Wednesday, November 14, 2018

                                                        LAGUARDIA TO BARCELONA

WINE CELLAR TOUR:  Laguardia is a beautiful walled hilltop town with a population of about 1500.  No vehicles, including delivery vans, are allowed inside the walls.  Under each house is a wine cellar.  The cellars were originally dug for defence purposes.  The people could retreat to their cellars during a seige and the cellars were inter-connected.  By 1800 the cellars were no longer needed for defence and they were then used to store wine, with walls being built between the individual caves.
On the advice of a woman at the tourist information center we took a tour of one of the cellars, which now houses a winery.

As there are not a lot of English-speaking tourists here in November, we had a private tour conducted by the winery's owner.  The winery is tiny, producing only 50k bottles per year.  They own 7 small plots of land outside the city walls and the vines are fermented in the cellar which was originally dug in 1400.  We tasted the best of Carlos San Pedro's wines, including a signature wine and a gran reserva.  However, the most interesting wine was still in the cement vat (about to be soon bottled and aged).  Carlos climbed a ladder and with a "wine thief" , which looks like a long test tube, extracted two glasses of still rough, but potentially great wine.


The cellar is perfect for wine storage as the temperature stays at a constant 14 degrees, the humidity at a constanct 86 % and because there are no vehicles allowed in the village there is no vibration.  At the end of the tour we left feeling very happy although my back is struggling to lift our now exceptionally heavy suitcases.

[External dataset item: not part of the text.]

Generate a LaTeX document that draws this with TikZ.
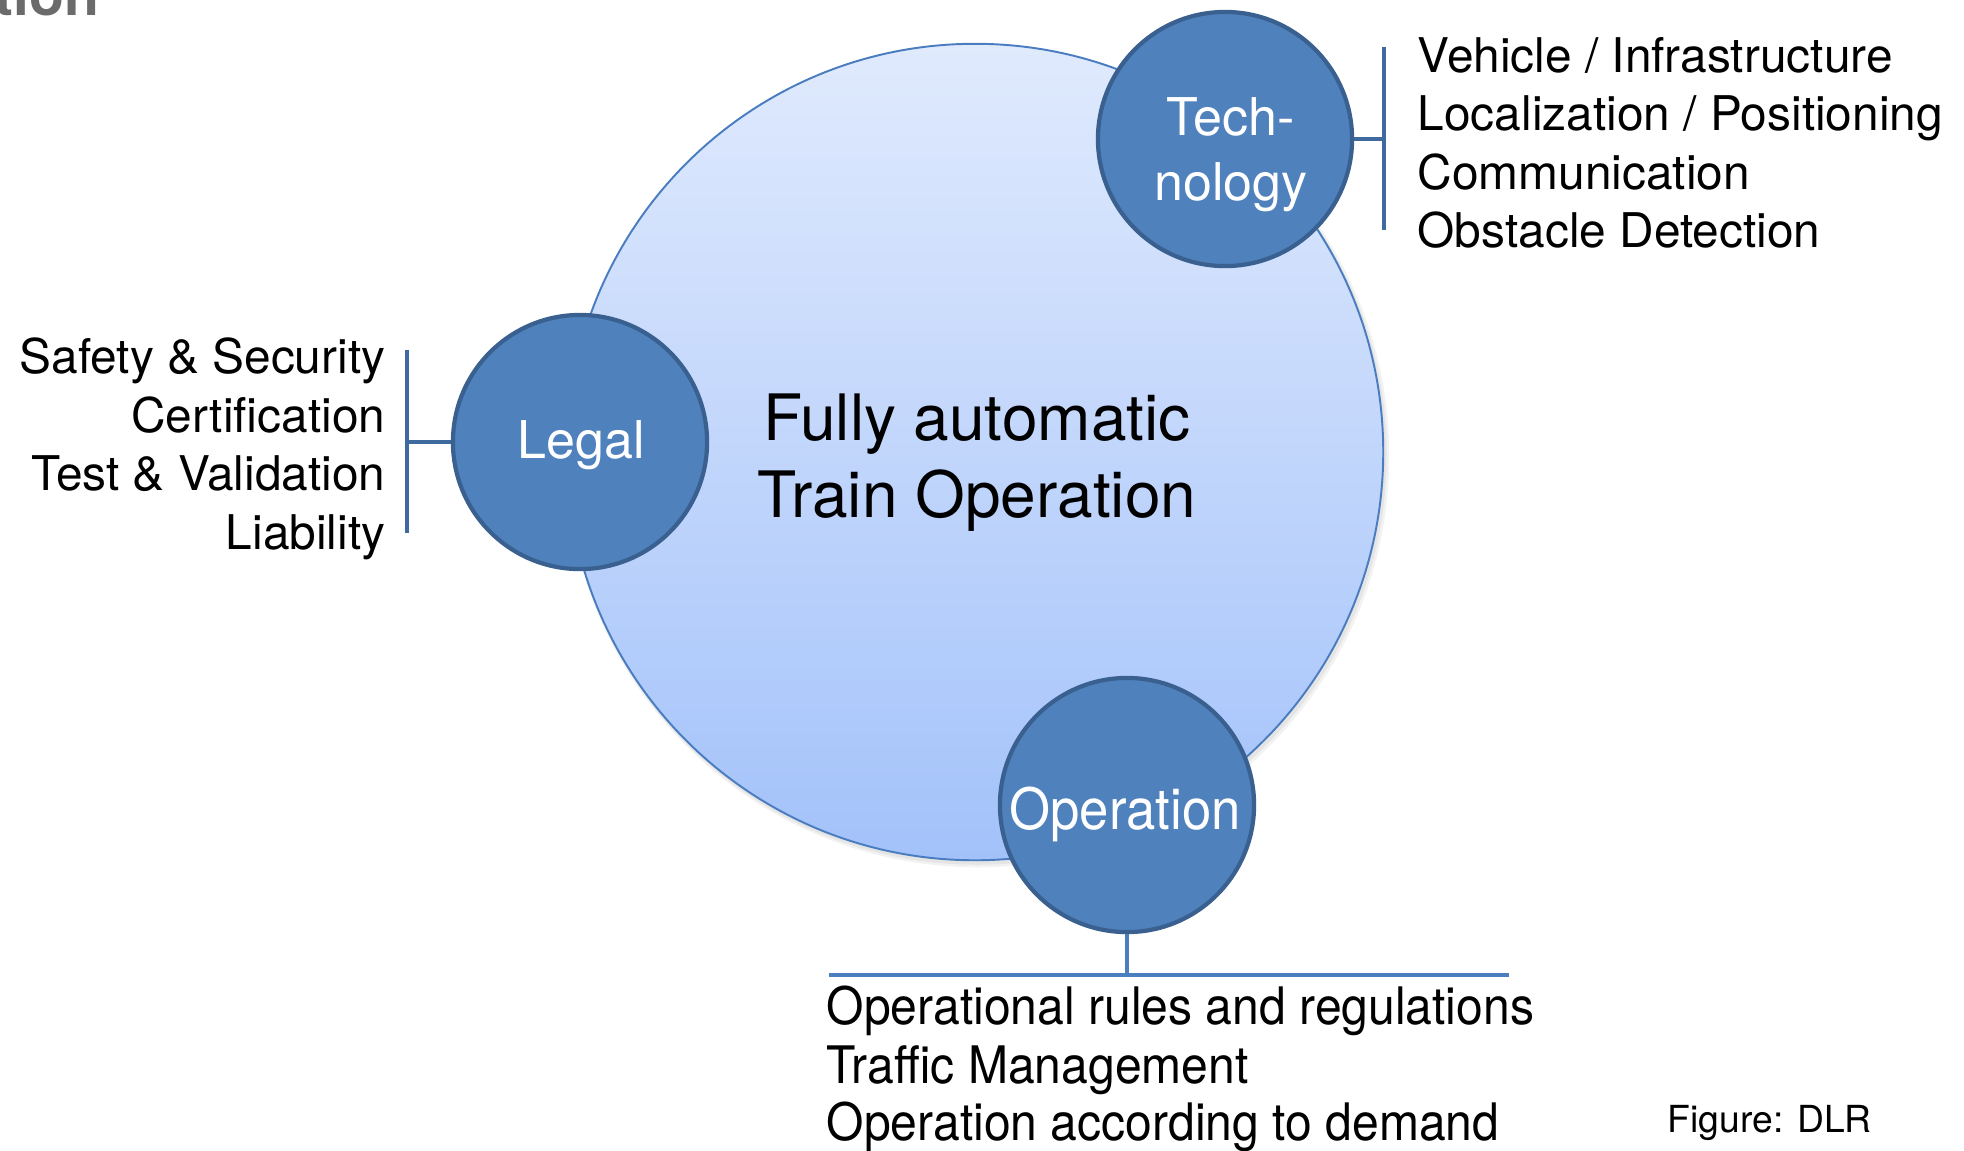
\documentclass[tikz,border=0pt]{standalone}
\usepackage{fontspec}
\usepackage{graphicx}
\setmainfont{TeX Gyre Heros}
\usetikzlibrary{calc}

\definecolor{discfill}{HTML}{4F81BD}
\definecolor{discedge}{HTML}{3A6090}
\definecolor{bigedge}{HTML}{4A7DC0}
\definecolor{bigtop}{HTML}{E0EAFD}
\definecolor{bigbottom}{HTML}{A3C2FA}
\definecolor{bracketline}{HTML}{3F6A9F}
\definecolor{baseline}{HTML}{4A7EBF}
\definecolor{titlegray}{HTML}{6B6B6B}

\begin{document}
\begin{tikzpicture}[x=0.01cm, y=-0.01cm,
  bigdisc/.style={circle, minimum size=8.16cm, inner sep=0pt, draw=bigedge,
    line width=0.55pt, top color=bigtop, bottom color=bigbottom},
  disc/.style={circle, minimum size=2.54cm, inner sep=0pt, fill=discfill,
    draw=discedge, line width=1.2pt},
  disctext/.style={inner sep=0pt, text=white, font=\fontsize{14.8pt}{18pt}\selectfont},
  maintext/.style={inner sep=0pt, anchor=base, font=\fontsize{18.2pt}{22pt}\selectfont},
  itemL/.style={inner sep=0pt, anchor=base east, font=\fontsize{13.6pt}{16pt}\selectfont},
  itemR/.style={inner sep=0pt, anchor=base west, font=\fontsize{13.6pt}{16pt}\selectfont},
  itemO/.style={inner sep=0pt, anchor=base west, font=\fontsize{14.7pt}{17pt}\selectfont},
  bracket/.style={draw=bracketline, line width=1.4pt},
  opline/.style={draw=baseline, line width=1.4pt},
]
\useasboundingbox (0,0) rectangle (1964,1150);
\fill[white] (0,0) rectangle (1964,1150);

% heading, running off the top edge
\node[inner sep=0pt, anchor=base east, text=titlegray,
  font=\fontsize{16.2pt}{19pt}\selectfont\bfseries] (heading) at (100,15) {tion};

% soft shadow under the main disc
\fill[black, opacity=0.05] (978,456) circle[radius=4.11cm];
\fill[black, opacity=0.05] (977,455) circle[radius=4.095cm];

% main disc
\node[bigdisc] (main) at (975,452) {};
\node[maintext] (mainA) at (977,440) {Fully automatic};
\node[maintext] (mainB) at (977,517) {Train Operation};

% brackets and connectors
\coordinate (lgTop) at (407,350);
\coordinate (lgBot) at (407,533);
\coordinate (tcTop) at (1384,47);
\coordinate (tcBot) at (1384,230);
\coordinate (opL) at (829,975);
\coordinate (opR) at (1509,975);

% the three aspect discs
\node[disc] (legal) at (580,442) {};
\node[disc] (tech) at (1225,139) {};
\node[disc] (oper) at (1127,805) {};

\node[disctext, anchor=base] (legalT) at (581,458) {Legal};
\node[disctext, anchor=base] (techA) at (1231,135) {Tech-};
\node[disctext, anchor=base] (techB) at (1231,200) {nology};
\node[disctext, anchor=base] (operT) at (1125,829)
  {\fontsize{16.2pt}{19pt}\selectfont\scalebox{0.925}[1]{Operation}};

\draw[bracket] (lgTop) -- (lgBot);
\draw[bracket] (legal.west) -- (legal.west -| lgTop);
\draw[bracket] (tcTop) -- (tcBot);
\draw[bracket] (tech.east) -- (tech.east -| tcTop);
\draw[opline] (opL) -- (opR);
\draw[opline] (oper.south) -- (oper.south |- opL);

% legal items
\node[itemL] (l1) at (386,373) {Safety \& Security};
\node[itemL] (l2) at (386,432) {Certification};
\node[itemL] (l3) at (386,490) {Test \& Validation};
\node[itemL] (l4) at (386,549) {Liability};

% technology items
\node[itemR] (t1) at (1417,72) {Vehicle / Infrastructure};
\node[itemR] (t2) at (1417,130) {Localization / Positioning};
\node[itemR] (t3) at (1417,189) {Communication};
\node[itemR] (t4) at (1417,247) {Obstacle Detection};

% operation items
\node[itemO] (o1) at (826,1024) {\scalebox{0.93}[1]{Operational rules and regulations}};
\node[itemO] (o2) at (826,1083) {\scalebox{0.93}[1]{Traffic Management}};
\node[itemO] (o3) at (826,1140) {\scalebox{0.93}[1]{Operation according to demand}};

% credit
\node[inner sep=0pt, anchor=base west, font=\fontsize{10.6pt}{13pt}\selectfont]
  (credit) at (1667,1132) {Figure: DLR};
\end{tikzpicture}
\end{document}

LEAVING RIOJA:  On Saturday we were forced to pack the car and leave Laguardia and our wonderful hotel.  We stopped at a Dolmin (stone marker for pre-historic burial sights) before driving to the city of Tudela, a stopping point on our way back to Barcelona.

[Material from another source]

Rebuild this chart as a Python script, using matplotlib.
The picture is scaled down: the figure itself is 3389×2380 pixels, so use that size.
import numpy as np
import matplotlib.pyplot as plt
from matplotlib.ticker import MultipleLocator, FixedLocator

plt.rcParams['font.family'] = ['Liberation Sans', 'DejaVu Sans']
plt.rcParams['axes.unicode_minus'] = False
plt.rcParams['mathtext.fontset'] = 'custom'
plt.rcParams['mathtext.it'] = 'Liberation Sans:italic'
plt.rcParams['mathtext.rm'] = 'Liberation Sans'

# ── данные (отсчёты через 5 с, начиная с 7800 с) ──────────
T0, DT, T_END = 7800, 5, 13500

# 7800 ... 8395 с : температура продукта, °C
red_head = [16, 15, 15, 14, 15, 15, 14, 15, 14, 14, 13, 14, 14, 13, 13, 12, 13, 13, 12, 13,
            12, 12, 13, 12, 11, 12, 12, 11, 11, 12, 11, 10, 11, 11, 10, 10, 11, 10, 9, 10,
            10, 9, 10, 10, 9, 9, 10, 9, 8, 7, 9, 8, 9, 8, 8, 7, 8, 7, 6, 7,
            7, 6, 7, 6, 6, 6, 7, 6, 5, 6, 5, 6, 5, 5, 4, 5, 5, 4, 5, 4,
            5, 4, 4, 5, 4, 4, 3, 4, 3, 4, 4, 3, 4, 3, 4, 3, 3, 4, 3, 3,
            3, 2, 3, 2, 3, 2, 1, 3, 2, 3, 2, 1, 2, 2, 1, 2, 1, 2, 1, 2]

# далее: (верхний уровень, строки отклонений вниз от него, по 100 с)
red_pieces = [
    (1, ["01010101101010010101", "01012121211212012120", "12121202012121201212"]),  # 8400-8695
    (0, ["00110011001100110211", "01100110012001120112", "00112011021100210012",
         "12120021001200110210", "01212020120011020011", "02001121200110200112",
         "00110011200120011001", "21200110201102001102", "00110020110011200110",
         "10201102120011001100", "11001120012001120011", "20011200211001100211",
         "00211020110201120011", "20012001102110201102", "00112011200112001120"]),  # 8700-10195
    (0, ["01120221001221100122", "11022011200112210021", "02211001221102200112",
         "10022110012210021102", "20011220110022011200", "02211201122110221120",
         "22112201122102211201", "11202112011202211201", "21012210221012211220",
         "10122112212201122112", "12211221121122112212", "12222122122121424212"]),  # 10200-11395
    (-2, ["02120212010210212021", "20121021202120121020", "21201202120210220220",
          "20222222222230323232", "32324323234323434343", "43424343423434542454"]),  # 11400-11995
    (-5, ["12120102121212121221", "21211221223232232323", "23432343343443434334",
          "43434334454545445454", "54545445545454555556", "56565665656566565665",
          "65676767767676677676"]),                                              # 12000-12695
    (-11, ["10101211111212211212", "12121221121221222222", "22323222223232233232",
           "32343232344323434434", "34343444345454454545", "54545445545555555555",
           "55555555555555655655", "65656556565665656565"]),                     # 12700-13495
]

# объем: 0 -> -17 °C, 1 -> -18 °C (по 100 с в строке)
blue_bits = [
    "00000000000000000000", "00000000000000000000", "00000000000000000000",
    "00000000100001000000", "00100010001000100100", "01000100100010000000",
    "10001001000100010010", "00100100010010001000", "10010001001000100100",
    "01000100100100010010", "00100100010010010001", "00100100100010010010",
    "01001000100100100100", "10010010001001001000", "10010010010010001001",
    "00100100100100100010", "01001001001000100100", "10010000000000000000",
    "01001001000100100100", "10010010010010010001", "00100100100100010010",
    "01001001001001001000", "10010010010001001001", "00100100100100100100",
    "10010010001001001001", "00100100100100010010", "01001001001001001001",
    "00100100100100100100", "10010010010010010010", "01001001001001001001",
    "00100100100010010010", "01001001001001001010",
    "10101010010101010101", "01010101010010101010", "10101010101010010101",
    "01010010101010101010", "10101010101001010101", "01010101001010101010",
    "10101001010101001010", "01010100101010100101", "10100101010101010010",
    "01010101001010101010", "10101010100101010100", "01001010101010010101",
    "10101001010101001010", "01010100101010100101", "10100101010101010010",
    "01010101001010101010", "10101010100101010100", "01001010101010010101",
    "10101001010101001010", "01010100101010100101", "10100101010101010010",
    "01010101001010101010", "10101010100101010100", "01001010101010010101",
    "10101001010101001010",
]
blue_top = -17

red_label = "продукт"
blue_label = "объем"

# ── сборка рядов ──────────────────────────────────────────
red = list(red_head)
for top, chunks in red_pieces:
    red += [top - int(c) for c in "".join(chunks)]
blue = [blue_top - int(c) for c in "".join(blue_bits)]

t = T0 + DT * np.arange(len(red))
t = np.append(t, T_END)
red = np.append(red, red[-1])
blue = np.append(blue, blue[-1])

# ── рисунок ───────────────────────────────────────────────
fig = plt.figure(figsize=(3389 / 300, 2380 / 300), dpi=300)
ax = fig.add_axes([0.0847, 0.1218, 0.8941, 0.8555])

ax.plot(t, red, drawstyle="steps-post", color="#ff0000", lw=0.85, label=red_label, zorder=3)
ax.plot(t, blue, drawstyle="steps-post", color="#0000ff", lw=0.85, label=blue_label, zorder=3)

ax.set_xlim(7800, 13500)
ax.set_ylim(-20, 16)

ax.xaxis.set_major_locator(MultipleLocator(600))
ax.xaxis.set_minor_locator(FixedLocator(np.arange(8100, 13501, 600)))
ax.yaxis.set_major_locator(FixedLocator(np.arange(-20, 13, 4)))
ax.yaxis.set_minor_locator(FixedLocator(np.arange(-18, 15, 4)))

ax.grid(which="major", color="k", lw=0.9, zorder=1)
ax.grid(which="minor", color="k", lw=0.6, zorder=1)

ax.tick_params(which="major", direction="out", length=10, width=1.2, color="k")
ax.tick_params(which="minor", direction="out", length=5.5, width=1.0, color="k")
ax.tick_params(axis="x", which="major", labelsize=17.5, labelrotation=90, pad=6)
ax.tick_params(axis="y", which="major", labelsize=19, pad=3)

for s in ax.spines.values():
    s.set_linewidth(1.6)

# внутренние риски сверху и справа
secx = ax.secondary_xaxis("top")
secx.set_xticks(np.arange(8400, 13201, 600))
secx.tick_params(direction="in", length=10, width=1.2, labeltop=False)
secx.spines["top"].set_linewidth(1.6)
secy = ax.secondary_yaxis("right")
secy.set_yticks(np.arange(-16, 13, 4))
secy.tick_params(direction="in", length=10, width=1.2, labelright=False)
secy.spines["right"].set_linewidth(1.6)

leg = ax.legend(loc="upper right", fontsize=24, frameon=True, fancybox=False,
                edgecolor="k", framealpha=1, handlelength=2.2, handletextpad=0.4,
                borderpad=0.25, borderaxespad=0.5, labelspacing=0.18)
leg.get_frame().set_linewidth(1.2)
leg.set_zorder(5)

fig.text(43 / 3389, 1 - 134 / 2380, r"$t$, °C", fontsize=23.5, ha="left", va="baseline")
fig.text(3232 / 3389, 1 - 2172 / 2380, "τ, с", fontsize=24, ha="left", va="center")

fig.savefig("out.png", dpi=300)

BARCELONA:   We breathed a big sigh of relief when we returned out rental car after 1942 kms without a major incident.  We took a cab to our hotel which gives us a balcony overlooking Las Ramblas (the major pedestrian walking area in Barcelona.)  We spent most of the afternoon sipping wine while we watched a political demonstration, several incidents involving police, and at least one person collapsing on the street.

ARE THERE POOR WINES IN SPAIN?  We have been drinking good and very good wines for the past 10 days.  However, today we thought we might get something undrinkable, but in fact didn't.  Our hotel has wine (no charge) on tap 24 hours per day.  You just go to the lobby and pour yourself however much you can drink.  While the wine was not up to the standards of what we have been drinking it is definitely quaffable.  There is also free beer for those so inclined.

SETTING SAIL:  On our last night ashore we met up with and shared dinner with our very good Barcelona friends Teresa and Josep.  It was great to catch up.  In the morning we crammed our suitcases with bottles of wine and 12 days of dirty laundry.  A quick taxi drive got us to the ship and the all important laundry room down the hall from our stateroom.


CHANGE OF PLANS:  We just returned to the ship after a pleasant day in Alicante.  The Captain made an annoucement that there is a massive storm heading to the Canary Islands and thus after tomorrow we would be changing out route, heading south (through rough seas) in an effort to avoid the storm.  Could be interesting.